Remember the thrill of waiting for test results at school? Whether you were a complete geek and had the excited nerves of a sure-thing A, or a meh-student nervous to see just how much explaining you had to do – there is nothing quite like the anticipation of results.
For thrill-seeking digital marketers and UX designers, the advent of A/B testing is the holy grail of results anticipation. When you combine A/B testing with conversions that equal dollars, your tests become gambles, and there is nothing quite like a win. But if you’re just starting out, how do you know where to start, and what to bet on?
These 12 lessons have been learnt the hard (and not so hard) way from some pretty savvy and creative digital gurus, and will give you the insight you need to roll the A/B dice in a way that will work for your business.
1. Use an above the fold sign up form
For most consumers the first port of call on a businesses website is the home page. For online planning software company – Tom’s Planner – the home page was where they felt their conversions were suffering.
They used an A/B test with the original home page featuring an opt in Sign Up CTA button, vs a homepage with the button PLUS a sign up form above the fold. The results? The variation with the short field form generated 43.85% more conversions.
2. Remove promo code boxes
An ecommerce site featured a promocode box on it’s checkout page. Naturally customers reaching the checkout saw the box and left the page to huntdown promotional codes, never to return to complete the transaction.
Using an A/B test with a variation removing the box, the site managed to increase their revenue by 24.7% throughout the testing period.
3. Use specific CTA buttons
As mass digital consumers most of us have become immune to the temptation of a ‘download’ button. For one online group testing a standard ‘download now’ button against a more specific CTA ‘price guide’, the results were phenomenal.

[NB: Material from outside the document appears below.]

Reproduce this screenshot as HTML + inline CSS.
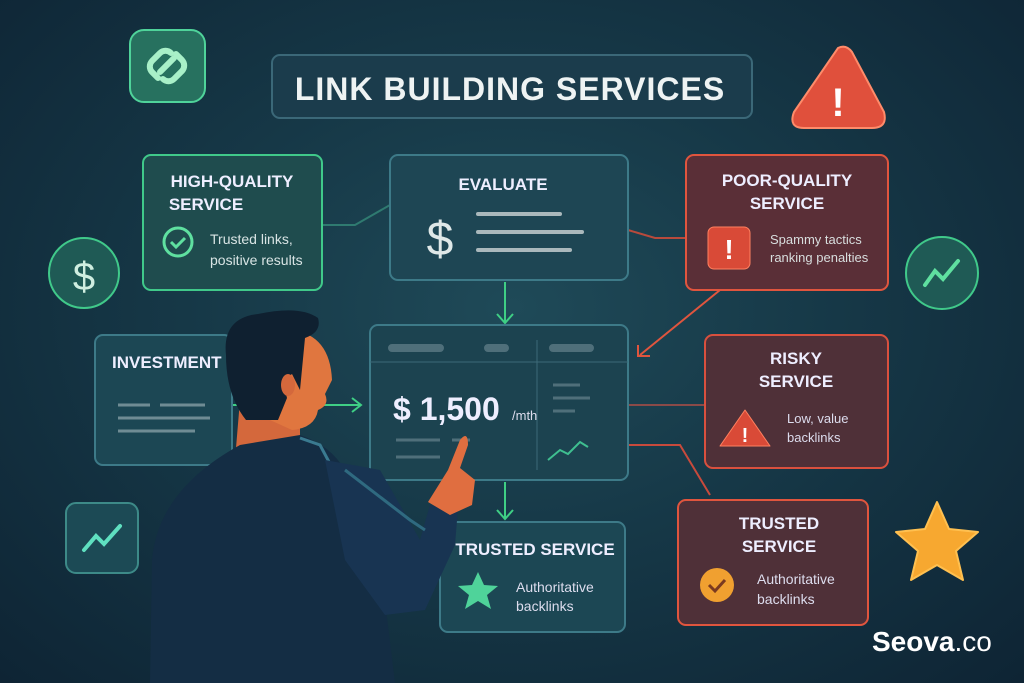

The variation CTA text with ‘Price Guide’ generated 629.9% more clickthrough’s than the download CTA text. So ditch the download for some more creative CTA testing.
4. Don’t be scared of long form
If you’re one for minimalism and firmly believe less is more, we’ve got some news for you. While each business and market will vary, keeping your webpages (and in particular home page) free from copy clutter isn’t always the best solution.
PayPanther – an online accounting and payment platform – tested their landing pages with a short vs long form A/B Test on their signup page. The longform page included FAQ’s and testimonials and generated a whopping 372.62% increase in signups.
The moral of this lesson is to test test test – giants including Facebook, LinkedIn and Quora still use short form so it’s clearly not a one shoe fits all, but give it a shot!
5. Heading & Subhead copy
If you have a chat to any copywriter about the nuances of tagline and straplines and you’re sure to set off a rant. But with good reason. The copy on your homepage is the first impression your audience gets of your business character – it contains tone and style and can make or break.
For this test you’ll likely need to commit to a longer, multi-variation test to really get a good feel for the words that work. For VenueSphere, an online platform that matches customers with the perfect venue, a change in subheading increased revenue by 69%.
6. Adjust your product image sizing
It seems almost too simple, but sometimes bigger does mean better. While images increasing sales should not be news to anyone, the size of the images used might be.
Online retailer Mall.cz found that increasing the size of their existing product images increased their sales by 9%. The number itself might not seem impressive, but 9% of a high traffic site can be a huge sum of money.
7. Surrender to the ‘free’ gimmick
We use gimmick literally. Marketers know it’s know a ploy, consumers know it’s a ploy, but none of us can resist the little lightbulb that goes on when we see the word ‘free’ next to a CTA or offer.
Online crew Soocial ran a test where they added an A/B variation with a sign up button followed by ‘It’s free!’. The results? A 20% increase in conversions. Not bad. Just be smart and don’t get too scammy with your testing in other areas of digital – for example adding ‘Free’ to an email subject line might do you more harm than good!
Your site is literally your domain to test, and while these are some great lessons, they aren’t going to apply to everyone. Do your homework and map out some areas you want to test – and remember not to test multiple design elements at the same time – control is your number 1 friend when it comes to the A/B thrill game!